━━━━━ Provided data ━━━━━

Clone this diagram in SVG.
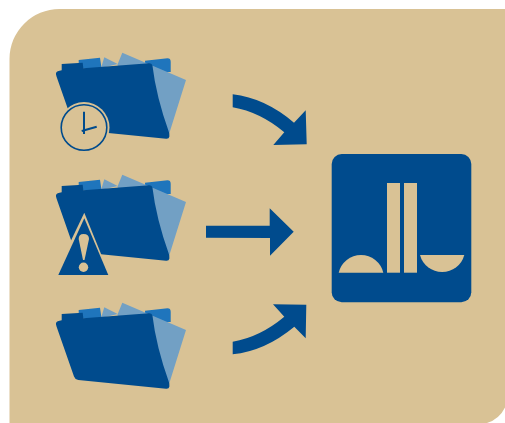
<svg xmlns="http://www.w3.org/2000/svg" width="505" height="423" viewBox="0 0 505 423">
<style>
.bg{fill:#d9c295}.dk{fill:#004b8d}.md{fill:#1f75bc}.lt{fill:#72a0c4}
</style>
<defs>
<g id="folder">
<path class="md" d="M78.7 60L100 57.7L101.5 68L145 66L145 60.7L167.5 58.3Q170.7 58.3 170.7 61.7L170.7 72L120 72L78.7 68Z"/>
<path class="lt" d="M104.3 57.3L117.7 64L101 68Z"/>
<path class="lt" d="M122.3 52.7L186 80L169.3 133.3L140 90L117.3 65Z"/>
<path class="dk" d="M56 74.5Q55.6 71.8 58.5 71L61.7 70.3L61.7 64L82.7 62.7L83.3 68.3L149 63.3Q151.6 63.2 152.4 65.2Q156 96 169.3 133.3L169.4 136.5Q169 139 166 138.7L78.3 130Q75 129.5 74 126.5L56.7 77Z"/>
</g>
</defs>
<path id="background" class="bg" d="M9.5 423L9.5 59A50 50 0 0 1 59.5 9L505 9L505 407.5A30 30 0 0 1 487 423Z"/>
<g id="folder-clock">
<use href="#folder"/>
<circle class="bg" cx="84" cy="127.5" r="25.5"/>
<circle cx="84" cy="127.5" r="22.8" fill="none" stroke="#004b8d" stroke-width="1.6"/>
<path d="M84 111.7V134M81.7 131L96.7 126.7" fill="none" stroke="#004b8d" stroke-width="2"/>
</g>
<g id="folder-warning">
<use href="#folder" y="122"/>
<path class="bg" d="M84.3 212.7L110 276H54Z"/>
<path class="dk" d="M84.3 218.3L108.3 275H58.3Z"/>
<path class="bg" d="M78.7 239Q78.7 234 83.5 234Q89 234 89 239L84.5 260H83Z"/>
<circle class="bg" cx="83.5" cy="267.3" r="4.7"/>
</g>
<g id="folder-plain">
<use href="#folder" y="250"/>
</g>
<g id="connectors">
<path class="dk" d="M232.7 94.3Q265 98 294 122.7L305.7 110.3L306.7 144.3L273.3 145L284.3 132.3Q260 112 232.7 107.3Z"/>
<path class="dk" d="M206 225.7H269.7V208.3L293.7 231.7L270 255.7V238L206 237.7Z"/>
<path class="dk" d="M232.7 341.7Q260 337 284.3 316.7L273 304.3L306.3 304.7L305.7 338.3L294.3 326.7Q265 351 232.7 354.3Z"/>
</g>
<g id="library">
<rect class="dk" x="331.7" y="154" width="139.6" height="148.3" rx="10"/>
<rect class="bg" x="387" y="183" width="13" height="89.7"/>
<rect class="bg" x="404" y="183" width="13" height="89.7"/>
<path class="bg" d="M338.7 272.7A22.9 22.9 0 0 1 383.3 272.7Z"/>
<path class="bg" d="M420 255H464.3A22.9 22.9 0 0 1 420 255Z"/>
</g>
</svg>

━━━━━

- Required task -
Your copy of the data above should match it exactly, except that pictures are left out.

- Response below -
Clone this diagram in SVG.
<svg xmlns="http://www.w3.org/2000/svg" width="505" height="423" viewBox="0 0 505 423">
<style>
.bg{fill:#d9c295}.dk{fill:#004b8d}.md{fill:#1f75bc}.lt{fill:#72a0c4}
</style>
<defs>
<g id="folder">
<path class="md" d="M78.7 60L100 57.7L101.5 68L145 66L145 60.7L167.5 58.3Q170.7 58.3 170.7 61.7L170.7 72L120 72L78.7 68Z"/>
<path class="lt" d="M104.3 57.3L117.7 64L101 68Z"/>
<path class="lt" d="M122.3 52.7L186 80L169.3 133.3L140 90L117.3 65Z"/>
<path class="dk" d="M56 74.5Q55.6 71.8 58.5 71L61.7 70.3L61.7 64L82.7 62.7L83.3 68.3L149 63.3Q151.6 63.2 152.4 65.2Q156 96 169.3 133.3L169.4 136.5Q169 139 166 138.7L78.3 130Q75 129.5 74 126.5L56.7 77Z"/>
</g>
</defs>
<path id="background" class="bg" d="M9.5 423L9.5 59A50 50 0 0 1 59.5 9L505 9L505 407.5A30 30 0 0 1 487 423Z"/>
<g id="folder-clock">
<use href="#folder"/>
<circle class="bg" cx="84" cy="127.5" r="25.5"/>
<circle cx="84" cy="127.5" r="22.8" fill="none" stroke="#004b8d" stroke-width="1.6"/>
<path d="M84 111.7V134M81.7 131L96.7 126.7" fill="none" stroke="#004b8d" stroke-width="2"/>
</g>
<g id="folder-warning">
<use href="#folder" y="122"/>
<path class="bg" d="M84.3 212.7L110 276H54Z"/>
<path class="dk" d="M84.3 218.3L108.3 275H58.3Z"/>
<path class="bg" d="M78.7 239Q78.7 234 83.5 234Q89 234 89 239L84.5 260H83Z"/>
<circle class="bg" cx="83.5" cy="267.3" r="4.7"/>
</g>
<g id="folder-plain">
<use href="#folder" y="250"/>
</g>
<g id="connectors">
<path class="dk" d="M232.7 94.3Q265 98 294 122.7L305.7 110.3L306.7 144.3L273.3 145L284.3 132.3Q260 112 232.7 107.3Z"/>
<path class="dk" d="M206 225.7H269.7V208.3L293.7 231.7L270 255.7V238L206 237.7Z"/>
<path class="dk" d="M232.7 341.7Q260 337 284.3 316.7L273 304.3L306.3 304.7L305.7 338.3L294.3 326.7Q265 351 232.7 354.3Z"/>
</g>
<g id="library">
<rect class="dk" x="331.7" y="154" width="139.6" height="148.3" rx="10"/>
<rect class="bg" x="387" y="183" width="13" height="89.7"/>
<rect class="bg" x="404" y="183" width="13" height="89.7"/>
<path class="bg" d="M338.7 272.7A22.9 22.9 0 0 1 383.3 272.7Z"/>
<path class="bg" d="M420 255H464.3A22.9 22.9 0 0 1 420 255Z"/>
</g>
</svg>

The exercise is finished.